Metallica’s “Master of Puppets” was originally released on March 3, 1986, around the same time Season 4 of Stranger Things is set. “I think we figured that out pretty close to the shoot day, if not on the shoot day, which was hilarious,” says Quinn. To him, the song feels like a “smack in the face,” building as the “perfect engine through that whole sequence.”
Quinn has played guitar since primary school, but the Duffers didn’t know that when they cast him. It was only during the pandemic that they happened to email Quinn to ask if he played. “I was like, ‘I mean, I can play guitar. I’m no virtuoso, but I’ll be able to get away with looking like I play guitar.’ I hope,” recalls Quinn. “They said, ‘OK, good to know.’” Quinn didn’t hear anything else on the matter from the brothers until he received the script for Episode 9.
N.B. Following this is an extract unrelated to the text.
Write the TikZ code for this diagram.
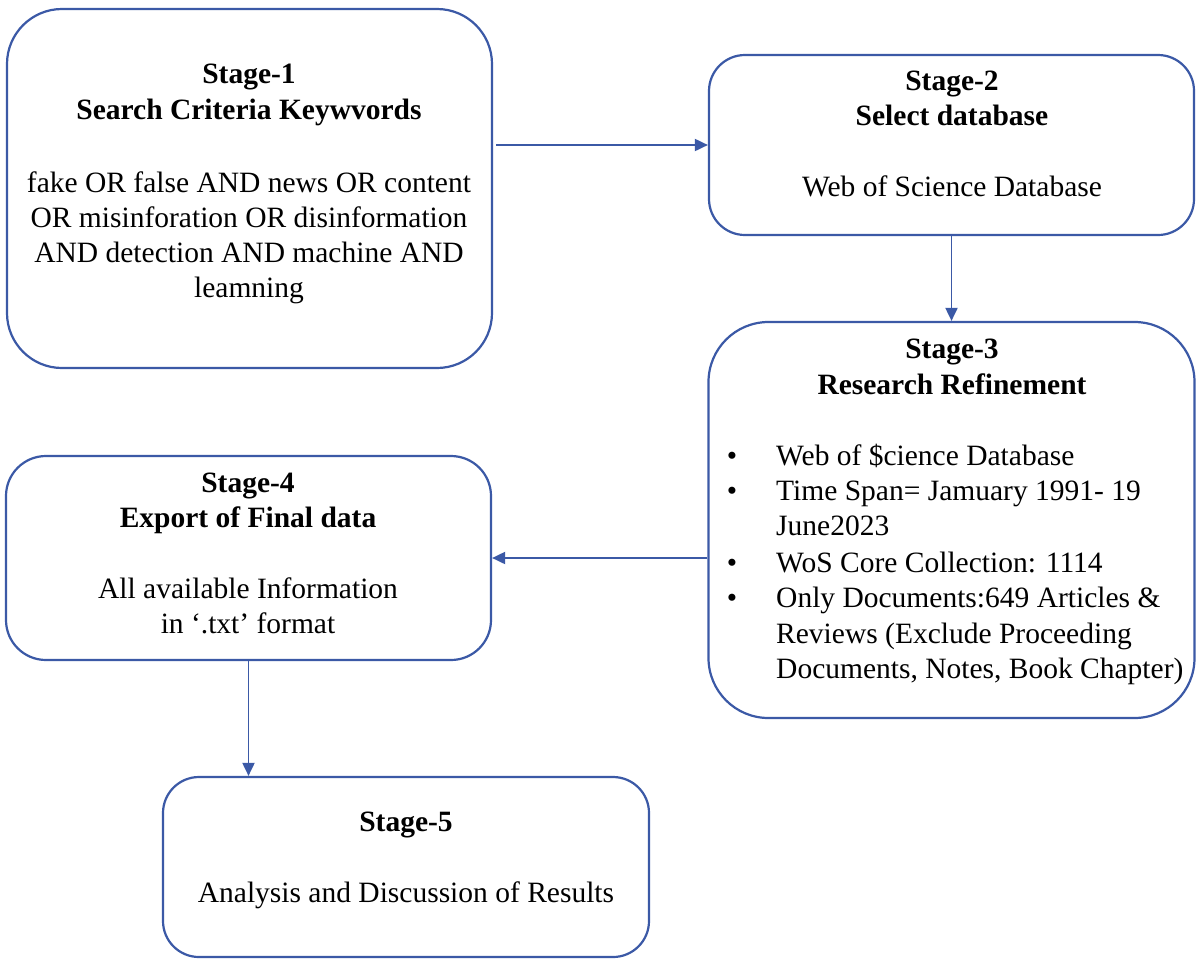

“There was a backing track when we were playing on the day, but I was playing along to it,” Quinn says, before bashfully adding, “I don’t know if anyone would want to hear it.”
As Eddie tears the pick off his necklace and rips, he dedicates his epic “Master of Puppets” guitar solo to Chrissy. “If he's able to avenge her, this is his way. So, I imagine there's a catharsis there,” Quinn says. “And it’s just fucking badass, isn't it?”
Quinn says he’s sure “there’s a Dungeons & Dragons thing” in Dustin (Matarazzo) and Eddie’s battle garb that resembles the sword and spear of a mossy paladin.
“It’s just so heartbreaking, isn’t it?” Quinn says of Eddie’s end. “I think it would’ve meant the world to him in those moments [that Dustin came back for him]. Before we pass on, God willing, you don’t want to be alone, do you? You want someone to get you there.”
“As always, I just run up to the [Duffer] brothers and go, ‘Use that one. Don't use that one.’ They both go, ‘Fuck off,’” Quinn jokes of his reaction to filming multiple takes of his death scene with Dustin (Matarazzo).